I thanked Bill for taking the time to write me. He responded with a second e-mail, explaining that he had become a writer after leaving the scientific community. But, after some time passed, he wanted to get back in touch with biologists. For a few months, he subscribed to the blog of an evolutionist. Bill found the site “instructional in professional matters,” but disappointing in its Christian bashing. “Christianity was dismissed as sheer stupidity without any redeeming value.” Bill explained to me that he felt “uncomfortable in this steady current of arrogant meanness,” so he unsubscribed. He didn’t agree with such hatred being poured upon an institution (Christianity) “that embraced all of life, from birth to death, from reason to faith, from beauty and goodness to ugliness and evil.”
Then, wrote Bill, “this wrestling incident occurred, and because the young man cited his Christian faith, it catapulted the small, cloistered world of wrestling into the national spotlight and presented to view the grotesque, distorted values that have evolved there. It seems like a microcosm of society at large and the moral decadence we have enshrined as moral good.
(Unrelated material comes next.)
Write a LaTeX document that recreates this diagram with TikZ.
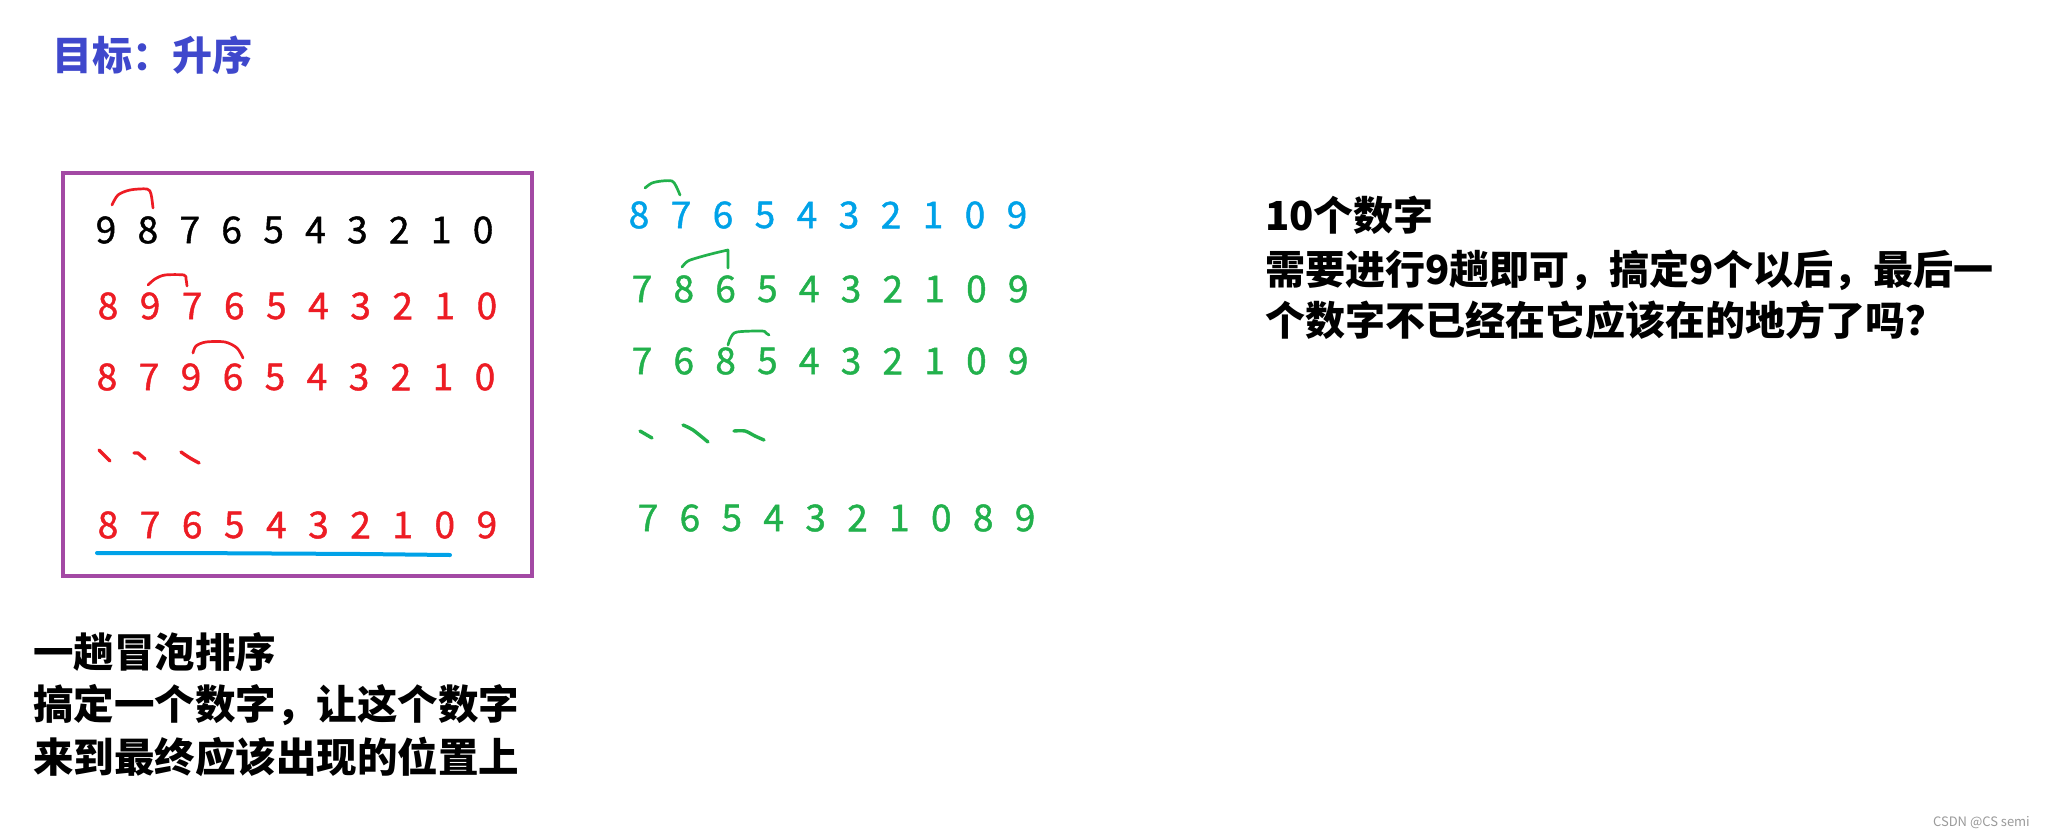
\documentclass[tikz,border=0pt]{standalone}
\usepackage{fontspec}
\setmainfont{Noto Sans CJK SC}
\newfontfamily\digfont[FakeBold=1.2]{Noto Sans CJK SC}
\definecolor{pred}{HTML}{ED1C24}
\definecolor{pblue}{HTML}{00A2E8}
\definecolor{pgreen}{HTML}{22B14C}
\definecolor{ppurple}{HTML}{A349A4}
\definecolor{ptitle}{HTML}{3F48CC}
\definecolor{pgray}{HTML}{9A9A9A}
\tikzset{
  dig/.style={font=\digfont\fontsize{37}{37}\selectfont, inner sep=0pt, anchor=center},
  titletext/.style={font=\bfseries\fontsize{40}{40}\selectfont, text=ptitle, inner sep=0pt, anchor=base west},
  righttext/.style={font=\bfseries\fontsize{40}{40}\selectfont, inner sep=0pt, anchor=base west},
  lefttext/.style={font=\bfseries\fontsize{40.5}{40.5}\selectfont, inner sep=0pt, anchor=base west},
  swapmark/.style={line width=2.7pt, line cap=round, line join=round},
  dotstroke/.style={line width=3.4pt, line cap=round, line join=round},
}
\begin{document}
\begin{tikzpicture}[x=1pt,y=-1pt]
\useasboundingbox[fill=white] (0,0) rectangle (2045,836);

% title
\node[titletext] (title) at (52,70) {目标：升序};

% purple frame
\node[draw=ppurple, line width=4pt, minimum width=469pt, minimum height=403pt, inner sep=0pt] (box) at (297.5,374.5) {};

% rows inside the frame
\foreach \d [count=\i] in {9,8,7,6,5,4,3,2,1,0}
  \node[dig] (a1-\i) at ({106+(\i-1)*41.9},230) {\d};
\foreach \d [count=\i] in {8,9,7,6,5,4,3,2,1,0}
  \node[dig, text=pred] (a2-\i) at ({108+(\i-1)*42.1},306) {\d};
\foreach \d [count=\i] in {8,7,9,6,5,4,3,2,1,0}
  \node[dig, text=pred] (a3-\i) at ({107+(\i-1)*42},377) {\d};
\foreach \d [count=\i] in {8,7,6,5,4,3,2,1,0,9}
  \node[dig, text=pred] (a5-\i) at ({108+(\i-1)*42.1},525) {\d};

% red swap marks
\draw[swapmark, pred] plot[smooth] coordinates {(112,205) (118,195) (130,190) (147,189) (151,194) (153,208)};
\draw[swapmark, pred] plot[smooth] coordinates {(148,285) (155,279) (165,275) (184,275) (186,279) (187,286)};
\draw[swapmark, pred] plot[smooth] coordinates {(193,353) (196,346) (206,342) (225,342) (237,348) (243,358)};

% red ellipsis strokes
\draw[dotstroke, pred] (99,450) -- (110,461);
\draw[dotstroke, pred] (134,453) -- (138,453) -- (145,459);
\draw[dotstroke, pred] plot[smooth] coordinates {(181,452) (190,458) (199,463)};

% blue underline
\draw[line width=4pt, line cap=round, pblue] (97,553) -- (185,553) -- (362,554) -- (450,555);

% middle column
\foreach \d [count=\i] in {8,7,6,5,4,3,2,1,0,9}
  \node[dig, text=pblue] (b1-\i) at ({639+(\i-1)*42},215) {\d};
\foreach \d [count=\i] in {7,8,6,5,4,3,2,1,0,9}
  \node[dig, text=pgreen] (b2-\i) at ({642+(\i-1)*41.8},289) {\d};
\foreach \d [count=\i] in {7,6,8,5,4,3,2,1,0,9}
  \node[dig, text=pgreen] (b3-\i) at ({642+(\i-1)*41.8},361) {\d};
\foreach \d [count=\i] in {7,6,5,4,3,2,1,0,8,9}
  \node[dig, text=pgreen] (b5-\i) at ({648+(\i-1)*41.9},518) {\d};

% green swap marks
\draw[swapmark, pgreen] plot[smooth] coordinates {(645,188) (652,183) (662,181) (672,181) (676,186) (680,195)};
\draw[swapmark, pgreen] plot[smooth] coordinates {(682,267) (688,261) (700,257) (715,253) (728,250)} -- (728,268);
\draw[swapmark, pgreen] plot[smooth] coordinates {(728,345) (731,337) (737,332) (762,331) (766,333) (769,335)};

% green ellipsis strokes
\draw[dotstroke, pgreen] (640,431) -- (652,438);
\draw[dotstroke, pgreen] plot[smooth] coordinates {(683,425) (693,430) (708,442)};
\draw[dotstroke, pgreen] plot[smooth] coordinates {(734,431) (745,431) (755,436) (764,440)};

% right text
\node[righttext] (r1) at (1265,230) {10个数字};
\node[righttext] (r2) at (1265,284) {需要进行9趟即可，搞定9个以后，最后一};
\node[righttext] (r3) at (1265,335) {个数字不已经在它应该在的地方了吗？};

% bottom-left text
\node[lefttext] (l1) at (33,667) {一趟冒泡排序};
\node[lefttext] (l2) at (33,719) {搞定一个数字，让这个数字};
\node[lefttext] (l3) at (33,772) {来到最终应该出现的位置上};

% watermark
\node[font=\fontsize{13}{13}\selectfont, text=pgray, inner sep=0pt, anchor=east] (wm) at (2030,823) {CSDN @CS semi};
\end{tikzpicture}
\end{document}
And against all this, the best aspects of Christianity began to emerge from the smoke — the dignity, the calm, the pure, measured decency of 2000 years of Christian ‘evolution’ (can’t help myself!). Anyhow, just wanted to express this to you.”
Thank you, Bill. You remind me that Christianity is needed in this hurting world as much today as yesterday. I’m so sorry that we Christians do such a poor job of following Jesus Christ and are more easily influenced by false teachings.
But, I am encouraged to stay the course by a secular biologist who sees that good and evil, right and wrong, morality and decadence really do exist. Each rises from a core belief. Each has a consequence.